EXERCISE PROMPT: Copy exactly the lines from the beginning of the data down to and including the line holding "plt.rcParams['axes.unicode_minus'] = False", without any pictures.

INFORMATION SUPPLIED:
## start

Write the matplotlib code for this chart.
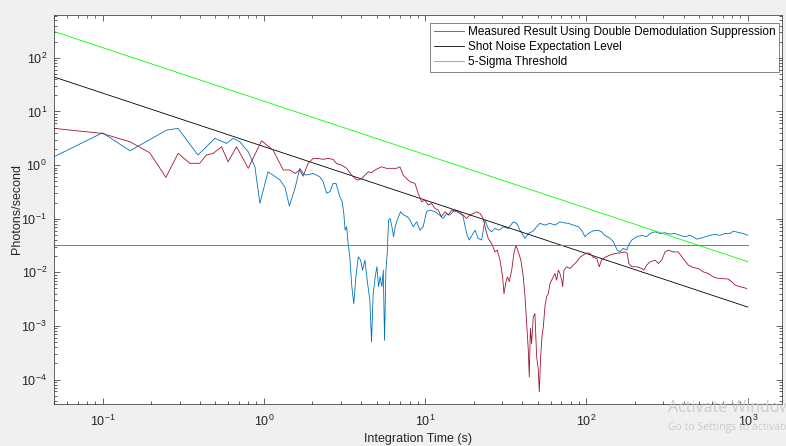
import numpy as np
import matplotlib
matplotlib.use("Agg")
import matplotlib.pyplot as plt
from matplotlib.ticker import LogLocator, NullFormatter

plt.rcParams['font.family'] = ['Liberation Sans', 'DejaVu Sans']
plt.rcParams['axes.unicode_minus'] = False

# measured count rate (double demodulation suppression)
meas_t = [0.05, 0.1, 0.148, 0.25, 0.294, 0.39, 0.497, 0.587, 0.645, 0.71, 0.80, 0.88,
          0.945, 1.06, 1.14, 1.26, 1.35, 1.44, 1.56, 1.67, 1.75, 1.84, 2.02, 2.22, 2.33,
          2.45, 2.57, 2.69, 2.80, 2.96, 3.06, 3.13, 3.19, 3.26, 3.33, 3.41, 3.51, 3.61,
          3.72, 3.85, 3.98, 4.09, 4.23, 4.37, 4.54, 4.65, 4.76, 4.90, 5.02, 5.14, 5.26,
          5.39, 5.50, 5.60, 5.71, 5.82, 5.93, 6.07, 6.22, 6.37, 6.52, 6.71, 7.04, 7.38,
          7.74, 8.04, 8.43, 8.85, 9.28, 9.72, 10.2, 10.7, 11.5, 12.3, 12.9, 13.6, 14.2,
          15.3, 16.4, 17.2, 17.7, 18.2, 18.8, 19.5, 20.4, 21.3, 22.4, 22.9, 23.5, 24.6,
          25.8, 27.1, 28.8, 30.5, 32.7, 35.2, 36.9, 38.7, 41.6, 43.6, 46.8, 49.1, 51.5,
          55.3, 59.4, 63.8, 68.5, 71.8, 77.1, 82.8, 89.0, 93.4, 97.9, 102.6, 110, 118,
          124, 130, 140, 147, 155, 161, 169, 178, 182, 191, 205, 220, 236, 248, 266, 286,
          307, 330, 354, 380, 408, 438, 459, 482, 506, 543, 583, 627, 673, 722, 776, 813,
          874, 938, 1000]
meas_y = [1.43, 4.0, 1.85, 4.5, 4.84, 1.54, 3.15, 2.54, 3.15, 2.72, 1.77, 0.93,
          0.193, 0.75, 0.65, 0.525, 0.39, 0.172, 0.37, 0.87, 0.70, 0.65, 0.70, 0.605, 0.49,
          0.30, 0.32, 0.455, 0.455, 0.257, 0.207, 0.125, 0.061, 0.071, 0.0346, 0.0195, 0.0054, 0.0026,
          0.0082, 0.0195, 0.0169, 0.011, 0.0169, 0.00715, 0.003, 0.0005, 0.004, 0.0082, 0.0127, 0.0054, 0.0082,
          0.0054, 0.011, 0.00054, 0.011, 0.0225, 0.094, 0.101, 0.071, 0.046, 0.071, 0.094, 0.135, 0.117,
          0.109, 0.095, 0.071, 0.0875, 0.061, 0.071, 0.135, 0.145, 0.135, 0.117, 0.101, 0.125, 0.117,
          0.145, 0.135, 0.109, 0.071, 0.049, 0.040, 0.049, 0.061, 0.043, 0.040, 0.061, 0.094, 0.066,
          0.057, 0.066, 0.061, 0.071, 0.066, 0.0875, 0.082, 0.061, 0.043, 0.053, 0.059, 0.071, 0.082,
          0.076, 0.082, 0.076, 0.0875, 0.084, 0.082, 0.076, 0.071, 0.061, 0.046, 0.053, 0.0595, 0.061,
          0.057, 0.049, 0.043, 0.037, 0.026, 0.024, 0.028, 0.026, 0.032, 0.040, 0.046, 0.049, 0.046, 0.053, 0.057, 0.053,
          0.0547, 0.0516, 0.053, 0.049, 0.046, 0.049, 0.046, 0.0416, 0.043, 0.046, 0.049, 0.0508, 0.049, 0.053, 0.053, 0.0587,
          0.0555, 0.053, 0.049]

# second channel (no suppression)
raw_t = [0.05, 0.099, 0.148, 0.196, 0.247, 0.294, 0.348, 0.40, 0.44, 0.485, 0.547, 0.60,
         0.677, 0.80, 0.968, 1.14, 1.32, 1.45, 1.56, 1.67, 1.75, 1.88, 2.02, 2.17, 2.33,
         2.5, 2.69, 2.82, 3.03, 3.26, 3.5, 3.67, 3.85, 4.03, 4.23, 4.44, 4.65, 4.88, 5.12,
         5.37, 5.76, 6.19, 6.65, 6.97, 7.31, 7.67, 8.04, 8.64, 9.06, 9.5, 9.96, 10.45,
         10.96, 11.5, 12.05, 12.6, 13.3, 13.9, 14.6, 15.7, 16.4, 17.2, 18.1, 18.9, 19.9,
         20.8, 21.9, 22.9, 23.8, 24.6, 25.8, 27.1, 28.0, 29.1, 30.2, 30.8, 31.7, 32.4,
         33.2, 34.4, 35.5, 36.5, 37.8, 39.2, 40.6, 41.6, 42.6, 43.6, 44.2, 44.9, 45.7,
         46.8, 47.9, 49.1, 50.3, 51.0, 52.0, 53.0, 54.0, 55.3, 56.6, 58.0, 59.4, 60.8,
         62.3, 63.8, 65.3, 66.9, 68.5, 70.2, 71.2, 72.5, 75.3, 79.0, 82.8, 86.9, 91.2,
         95.5, 100.3, 105, 110, 116, 120, 124, 130, 140, 150, 161, 173, 179, 183, 191,
         205, 220, 227, 236, 248, 266, 279, 293, 307, 322, 345, 371, 398, 428, 459, 494,
         530, 569, 611, 657, 705, 757, 795, 834, 874, 938, 985]
raw_y = [4.84, 3.9, 2.72, 1.70, 0.59, 1.65, 1.08, 1.08, 1.54, 1.65, 2.2, 1.15,
         2.2, 0.87, 2.84, 1.9, 0.81, 0.81, 0.70, 0.81, 0.62, 1.08, 1.33, 1.33, 1.28,
         1.33, 1.28, 1.07, 1.0, 0.87, 0.65, 0.56, 0.525, 0.56, 0.65, 0.75, 0.72, 0.81, 0.87,
         0.93, 0.87, 0.87, 0.87, 0.93, 0.65, 0.56, 0.49, 0.455, 0.296, 0.207, 0.222, 0.18,
         0.193, 0.155, 0.145, 0.109, 0.135, 0.117, 0.145, 0.135, 0.125, 0.117, 0.101, 0.117, 0.125,
         0.135, 0.125, 0.101, 0.061, 0.043, 0.0346, 0.024, 0.026, 0.0169, 0.0082, 0.004, 0.0067, 0.0082,
         0.0067, 0.011, 0.0225, 0.032, 0.024, 0.0169, 0.0082, 0.0035, 0.0011, 0.00035, 0.000112, 0.0009, 0.00047,
         0.0015, 0.0017, 0.00027, 0.00015, 5.9e-5, 0.00027, 0.00063, 0.00096, 0.0023, 0.0035, 0.004, 0.0062, 0.0071,
         0.0082, 0.0095, 0.0071, 0.011, 0.0095, 0.0071, 0.0054, 0.011, 0.0127, 0.0118, 0.0136, 0.0157, 0.019,
         0.021, 0.023, 0.0225, 0.019, 0.018, 0.0127, 0.0169, 0.019, 0.021, 0.0225, 0.023, 0.024, 0.0225, 0.0147, 0.0127,
         0.0127, 0.0118, 0.011, 0.0136, 0.0157, 0.0169, 0.0146, 0.0169, 0.024, 0.026, 0.024, 0.024, 0.018, 0.0136, 0.0123, 0.0118,
         0.0102, 0.0095, 0.0082, 0.0077, 0.0076, 0.0075, 0.0067, 0.0058, 0.0055, 0.0052, 0.005]

# reference levels
line_t = [0.05, 1000]
shot_y = [44, 0.00225]
sigma5_y = [310, 0.0158]
floor_y = [0.032, 0.032]

fig = plt.figure(figsize=(7.86, 4.46), dpi=100, facecolor='#F0F0F0')
ax = fig.add_axes([54 / 786, 1 - 404 / 446, 728 / 786, 389 / 446])
ax.set_facecolor('white')

lw = 0.6
ax.plot(meas_t, meas_y, color='#0072BD', lw=lw,
        label='Measured Result Using Double Demodulation Suppression')
ax.plot(line_t, shot_y, color='black', lw=lw, label='Shot Noise Expectation Level')
ax.plot(line_t, sigma5_y, color='#00FF00', lw=lw, label='5-Sigma Threshold')
ax.plot(raw_t, raw_y, color='#A2142F', lw=lw)
ax.plot(line_t, floor_y, color='#9B5FA8', lw=0.7)

ax.set_xscale('log')
ax.set_yscale('log')
ax.set_xlim(0.05, 1630)
ax.set_ylim(3.5e-5, 630)

for axis in (ax.xaxis, ax.yaxis):
    axis.set_major_locator(LogLocator(base=10, numticks=100))
    axis.set_minor_locator(LogLocator(base=10, subs=np.arange(2, 10), numticks=100))
    axis.set_minor_formatter(NullFormatter())

ax.tick_params(which='both', direction='in', top=True, right=True,
               color='#262626', width=0.5, labelsize=9, labelcolor='#262626')
ax.tick_params(which='major', length=4.5)
ax.tick_params(which='minor', length=2.5)
ax.tick_params(axis='y', pad=5)
ax.tick_params(axis='x', pad=7)
for sp in ax.spines.values():
    sp.set_color('#262626')
    sp.set_linewidth(0.5)

ax.set_xlabel('Integration Time (s)', fontsize=9, color='#262626', labelpad=3)
ax.set_ylabel('Photons/second', fontsize=9, color='#262626', labelpad=-1)

leg = ax.legend(loc='upper right', bbox_to_anchor=(0.996, 0.98), borderaxespad=0,
                fontsize=8.5, frameon=True, fancybox=False, handlelength=2.6,
                handletextpad=0.3, borderpad=0.3, labelspacing=0.25)
leg.get_frame().set_edgecolor('#262626')
leg.get_frame().set_linewidth(0.5)

# windows activation overlay
fig.text(668 / 786, 1 - 412 / 446, 'Activate Windows', fontsize=11.5,
         family=['Open Sans', 'DejaVu Sans'], color='#c6c6c6', alpha=0.85)
fig.text(668 / 786, 1 - 430 / 446, 'Go to Settings to activate Windows.', fontsize=7.5,
         family=['Open Sans', 'DejaVu Sans'], color='#c6c6c6', alpha=0.85)

fig.savefig('out.png', dpi=100, facecolor=fig.get_facecolor())
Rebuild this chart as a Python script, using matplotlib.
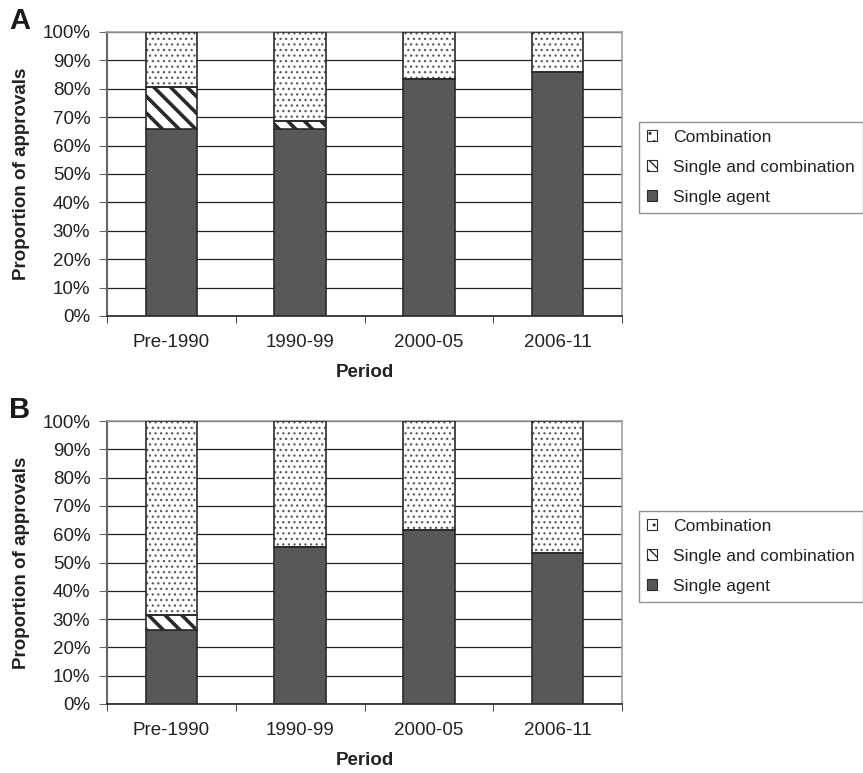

## end

SOLUTION TO THIS PROBLEM:
Write the matplotlib code for this chart.
import numpy as np
import matplotlib
matplotlib.use("Agg")
import matplotlib.pyplot as plt
from matplotlib.ticker import LogLocator, NullFormatter

plt.rcParams['font.family'] = ['Liberation Sans', 'DejaVu Sans']
plt.rcParams['axes.unicode_minus'] = False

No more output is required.